What is asked -
The line holding "0.7,0.8,0.9,1.0,1.1,1.2,1.3,1.4,1.5,1.6,1.7,1.8,1.9,2.0];" is the last one to output; start at the first line of the data, keep every line in between exactly, and leave out pictures.

Stored data -
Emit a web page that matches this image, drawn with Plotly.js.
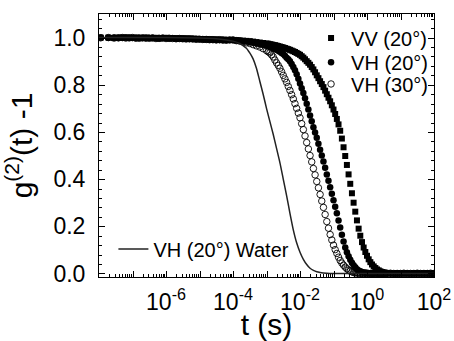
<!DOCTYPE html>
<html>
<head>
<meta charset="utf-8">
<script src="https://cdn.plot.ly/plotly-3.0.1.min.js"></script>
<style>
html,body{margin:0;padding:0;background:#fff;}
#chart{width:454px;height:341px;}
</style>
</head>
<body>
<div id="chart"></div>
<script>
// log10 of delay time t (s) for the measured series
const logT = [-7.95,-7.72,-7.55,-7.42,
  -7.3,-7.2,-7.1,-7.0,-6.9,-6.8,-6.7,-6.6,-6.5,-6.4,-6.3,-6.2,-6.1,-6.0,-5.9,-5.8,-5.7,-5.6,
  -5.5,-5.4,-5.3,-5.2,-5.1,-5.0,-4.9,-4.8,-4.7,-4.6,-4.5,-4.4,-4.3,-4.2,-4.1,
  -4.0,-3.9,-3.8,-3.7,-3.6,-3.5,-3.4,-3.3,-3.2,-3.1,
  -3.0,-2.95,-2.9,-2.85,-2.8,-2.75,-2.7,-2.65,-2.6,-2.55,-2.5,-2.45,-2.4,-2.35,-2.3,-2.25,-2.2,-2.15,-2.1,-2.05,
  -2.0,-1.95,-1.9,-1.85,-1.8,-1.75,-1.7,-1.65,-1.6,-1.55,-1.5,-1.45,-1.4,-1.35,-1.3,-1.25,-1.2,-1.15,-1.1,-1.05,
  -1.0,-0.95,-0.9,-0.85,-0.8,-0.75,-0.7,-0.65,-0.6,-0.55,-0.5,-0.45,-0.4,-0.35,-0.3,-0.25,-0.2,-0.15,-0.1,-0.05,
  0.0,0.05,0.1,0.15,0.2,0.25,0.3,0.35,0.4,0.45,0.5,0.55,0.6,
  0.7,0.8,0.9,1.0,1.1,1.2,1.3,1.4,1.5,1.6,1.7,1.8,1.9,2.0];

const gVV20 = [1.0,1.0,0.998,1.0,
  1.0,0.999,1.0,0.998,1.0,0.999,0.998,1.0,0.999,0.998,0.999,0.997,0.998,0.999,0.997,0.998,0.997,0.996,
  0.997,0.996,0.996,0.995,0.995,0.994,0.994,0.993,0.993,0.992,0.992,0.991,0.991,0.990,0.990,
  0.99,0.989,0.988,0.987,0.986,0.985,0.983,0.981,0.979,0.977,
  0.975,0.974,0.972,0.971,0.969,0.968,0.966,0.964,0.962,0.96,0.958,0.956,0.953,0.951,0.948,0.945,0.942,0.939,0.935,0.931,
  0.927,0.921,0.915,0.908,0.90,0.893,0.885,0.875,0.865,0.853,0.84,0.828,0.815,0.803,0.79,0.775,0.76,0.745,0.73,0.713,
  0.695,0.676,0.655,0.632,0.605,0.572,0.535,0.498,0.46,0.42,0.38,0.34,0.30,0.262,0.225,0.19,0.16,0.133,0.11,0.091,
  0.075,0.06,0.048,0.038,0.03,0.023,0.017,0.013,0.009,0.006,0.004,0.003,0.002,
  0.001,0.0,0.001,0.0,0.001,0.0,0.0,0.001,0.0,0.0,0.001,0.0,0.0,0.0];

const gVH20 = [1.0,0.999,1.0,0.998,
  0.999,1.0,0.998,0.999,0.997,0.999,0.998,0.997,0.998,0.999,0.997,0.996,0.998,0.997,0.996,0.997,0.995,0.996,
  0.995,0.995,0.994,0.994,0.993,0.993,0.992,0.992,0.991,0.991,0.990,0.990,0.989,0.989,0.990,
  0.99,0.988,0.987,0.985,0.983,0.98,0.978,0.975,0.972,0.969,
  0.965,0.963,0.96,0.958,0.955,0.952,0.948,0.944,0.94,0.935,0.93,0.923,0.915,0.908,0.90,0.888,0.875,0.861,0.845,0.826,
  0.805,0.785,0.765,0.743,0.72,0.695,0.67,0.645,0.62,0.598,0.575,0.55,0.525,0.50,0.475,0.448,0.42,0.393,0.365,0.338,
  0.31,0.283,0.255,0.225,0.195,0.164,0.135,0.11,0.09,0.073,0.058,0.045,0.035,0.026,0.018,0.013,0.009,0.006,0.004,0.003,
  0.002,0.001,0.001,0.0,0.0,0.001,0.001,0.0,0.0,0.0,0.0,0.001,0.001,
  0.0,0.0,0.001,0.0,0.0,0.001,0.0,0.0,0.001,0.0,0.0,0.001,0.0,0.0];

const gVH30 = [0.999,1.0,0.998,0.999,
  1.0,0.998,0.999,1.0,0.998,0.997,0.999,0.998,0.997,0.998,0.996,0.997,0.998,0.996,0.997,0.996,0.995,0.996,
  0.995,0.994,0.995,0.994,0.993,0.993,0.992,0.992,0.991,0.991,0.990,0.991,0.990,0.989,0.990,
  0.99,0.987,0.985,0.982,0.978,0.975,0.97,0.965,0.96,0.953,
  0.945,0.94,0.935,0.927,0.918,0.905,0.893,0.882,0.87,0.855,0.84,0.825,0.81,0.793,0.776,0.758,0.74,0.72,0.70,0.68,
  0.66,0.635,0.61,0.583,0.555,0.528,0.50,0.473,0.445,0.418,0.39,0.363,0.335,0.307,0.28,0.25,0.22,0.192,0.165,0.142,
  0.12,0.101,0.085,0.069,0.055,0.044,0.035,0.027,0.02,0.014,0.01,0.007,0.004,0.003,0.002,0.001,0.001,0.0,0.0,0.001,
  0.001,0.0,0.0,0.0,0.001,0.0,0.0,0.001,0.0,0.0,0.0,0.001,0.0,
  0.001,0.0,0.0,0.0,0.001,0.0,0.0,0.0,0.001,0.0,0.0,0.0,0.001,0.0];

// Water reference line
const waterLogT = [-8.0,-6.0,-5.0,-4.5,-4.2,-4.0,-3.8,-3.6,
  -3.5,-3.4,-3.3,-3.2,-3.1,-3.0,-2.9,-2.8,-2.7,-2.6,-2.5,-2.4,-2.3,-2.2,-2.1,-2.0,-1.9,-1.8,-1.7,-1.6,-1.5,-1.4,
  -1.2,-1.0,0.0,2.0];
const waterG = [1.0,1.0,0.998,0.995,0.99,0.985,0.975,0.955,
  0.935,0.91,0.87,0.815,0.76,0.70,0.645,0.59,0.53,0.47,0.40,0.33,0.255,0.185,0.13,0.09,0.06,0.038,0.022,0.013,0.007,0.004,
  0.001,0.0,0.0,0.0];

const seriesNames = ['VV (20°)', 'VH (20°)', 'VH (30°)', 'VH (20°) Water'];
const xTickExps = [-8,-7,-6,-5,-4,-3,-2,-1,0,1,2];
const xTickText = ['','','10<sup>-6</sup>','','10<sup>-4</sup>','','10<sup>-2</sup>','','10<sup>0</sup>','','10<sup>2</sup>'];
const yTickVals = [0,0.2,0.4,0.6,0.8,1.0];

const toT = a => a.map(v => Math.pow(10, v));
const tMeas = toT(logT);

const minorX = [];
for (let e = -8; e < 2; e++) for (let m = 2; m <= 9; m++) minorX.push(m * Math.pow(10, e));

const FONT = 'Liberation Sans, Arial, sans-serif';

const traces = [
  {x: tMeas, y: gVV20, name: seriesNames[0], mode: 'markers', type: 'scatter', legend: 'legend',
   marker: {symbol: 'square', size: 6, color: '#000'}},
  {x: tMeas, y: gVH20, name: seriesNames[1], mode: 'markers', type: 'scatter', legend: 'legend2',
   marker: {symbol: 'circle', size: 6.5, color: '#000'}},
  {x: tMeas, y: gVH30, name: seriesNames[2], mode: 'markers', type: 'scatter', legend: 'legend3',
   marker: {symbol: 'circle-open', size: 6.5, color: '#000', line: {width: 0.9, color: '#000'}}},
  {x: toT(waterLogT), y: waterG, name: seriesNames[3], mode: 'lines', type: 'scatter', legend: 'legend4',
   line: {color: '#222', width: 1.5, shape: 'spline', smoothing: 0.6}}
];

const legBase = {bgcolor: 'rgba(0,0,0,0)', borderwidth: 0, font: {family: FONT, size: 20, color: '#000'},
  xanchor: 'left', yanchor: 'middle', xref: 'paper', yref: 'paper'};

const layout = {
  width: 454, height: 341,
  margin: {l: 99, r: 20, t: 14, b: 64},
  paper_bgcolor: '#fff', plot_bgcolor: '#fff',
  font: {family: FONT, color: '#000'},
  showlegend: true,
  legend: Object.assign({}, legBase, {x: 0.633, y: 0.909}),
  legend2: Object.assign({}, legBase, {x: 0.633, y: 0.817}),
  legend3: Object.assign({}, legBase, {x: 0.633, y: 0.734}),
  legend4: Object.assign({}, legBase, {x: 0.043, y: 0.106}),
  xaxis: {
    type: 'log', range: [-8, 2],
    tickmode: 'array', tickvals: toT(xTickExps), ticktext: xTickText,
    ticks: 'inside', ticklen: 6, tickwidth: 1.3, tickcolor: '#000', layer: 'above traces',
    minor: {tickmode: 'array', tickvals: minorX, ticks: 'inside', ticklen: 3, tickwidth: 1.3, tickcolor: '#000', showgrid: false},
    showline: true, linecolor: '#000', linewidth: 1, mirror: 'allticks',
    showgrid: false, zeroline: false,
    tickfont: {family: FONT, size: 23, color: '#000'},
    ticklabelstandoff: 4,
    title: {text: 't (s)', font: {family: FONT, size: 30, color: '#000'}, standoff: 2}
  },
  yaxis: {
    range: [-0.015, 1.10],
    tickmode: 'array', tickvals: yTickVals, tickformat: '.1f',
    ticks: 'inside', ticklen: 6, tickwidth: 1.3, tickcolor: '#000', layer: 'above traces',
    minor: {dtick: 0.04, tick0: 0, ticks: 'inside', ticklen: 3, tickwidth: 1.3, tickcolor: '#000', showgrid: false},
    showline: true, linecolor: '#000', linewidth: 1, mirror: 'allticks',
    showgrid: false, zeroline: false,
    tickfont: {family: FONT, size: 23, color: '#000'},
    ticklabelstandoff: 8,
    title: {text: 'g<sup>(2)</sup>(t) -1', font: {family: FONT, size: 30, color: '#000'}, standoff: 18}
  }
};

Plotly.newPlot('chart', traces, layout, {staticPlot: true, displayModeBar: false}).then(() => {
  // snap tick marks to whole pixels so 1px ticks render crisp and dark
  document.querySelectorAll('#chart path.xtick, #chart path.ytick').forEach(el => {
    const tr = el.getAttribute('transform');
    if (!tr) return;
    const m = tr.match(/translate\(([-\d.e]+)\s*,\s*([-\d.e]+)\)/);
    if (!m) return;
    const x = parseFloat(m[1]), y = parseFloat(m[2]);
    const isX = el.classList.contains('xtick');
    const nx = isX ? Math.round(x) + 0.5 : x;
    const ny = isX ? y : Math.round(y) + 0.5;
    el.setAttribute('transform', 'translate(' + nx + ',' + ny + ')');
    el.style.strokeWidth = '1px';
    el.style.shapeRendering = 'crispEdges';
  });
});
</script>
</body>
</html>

Written answer -
Emit a web page that matches this image, drawn with Plotly.js.
<!DOCTYPE html>
<html>
<head>
<meta charset="utf-8">
<script src="https://cdn.plot.ly/plotly-3.0.1.min.js"></script>
<style>
html,body{margin:0;padding:0;background:#fff;}
#chart{width:454px;height:341px;}
</style>
</head>
<body>
<div id="chart"></div>
<script>
// log10 of delay time t (s) for the measured series
const logT = [-7.95,-7.72,-7.55,-7.42,
  -7.3,-7.2,-7.1,-7.0,-6.9,-6.8,-6.7,-6.6,-6.5,-6.4,-6.3,-6.2,-6.1,-6.0,-5.9,-5.8,-5.7,-5.6,
  -5.5,-5.4,-5.3,-5.2,-5.1,-5.0,-4.9,-4.8,-4.7,-4.6,-4.5,-4.4,-4.3,-4.2,-4.1,
  -4.0,-3.9,-3.8,-3.7,-3.6,-3.5,-3.4,-3.3,-3.2,-3.1,
  -3.0,-2.95,-2.9,-2.85,-2.8,-2.75,-2.7,-2.65,-2.6,-2.55,-2.5,-2.45,-2.4,-2.35,-2.3,-2.25,-2.2,-2.15,-2.1,-2.05,
  -2.0,-1.95,-1.9,-1.85,-1.8,-1.75,-1.7,-1.65,-1.6,-1.55,-1.5,-1.45,-1.4,-1.35,-1.3,-1.25,-1.2,-1.15,-1.1,-1.05,
  -1.0,-0.95,-0.9,-0.85,-0.8,-0.75,-0.7,-0.65,-0.6,-0.55,-0.5,-0.45,-0.4,-0.35,-0.3,-0.25,-0.2,-0.15,-0.1,-0.05,
  0.0,0.05,0.1,0.15,0.2,0.25,0.3,0.35,0.4,0.45,0.5,0.55,0.6,
  0.7,0.8,0.9,1.0,1.1,1.2,1.3,1.4,1.5,1.6,1.7,1.8,1.9,2.0];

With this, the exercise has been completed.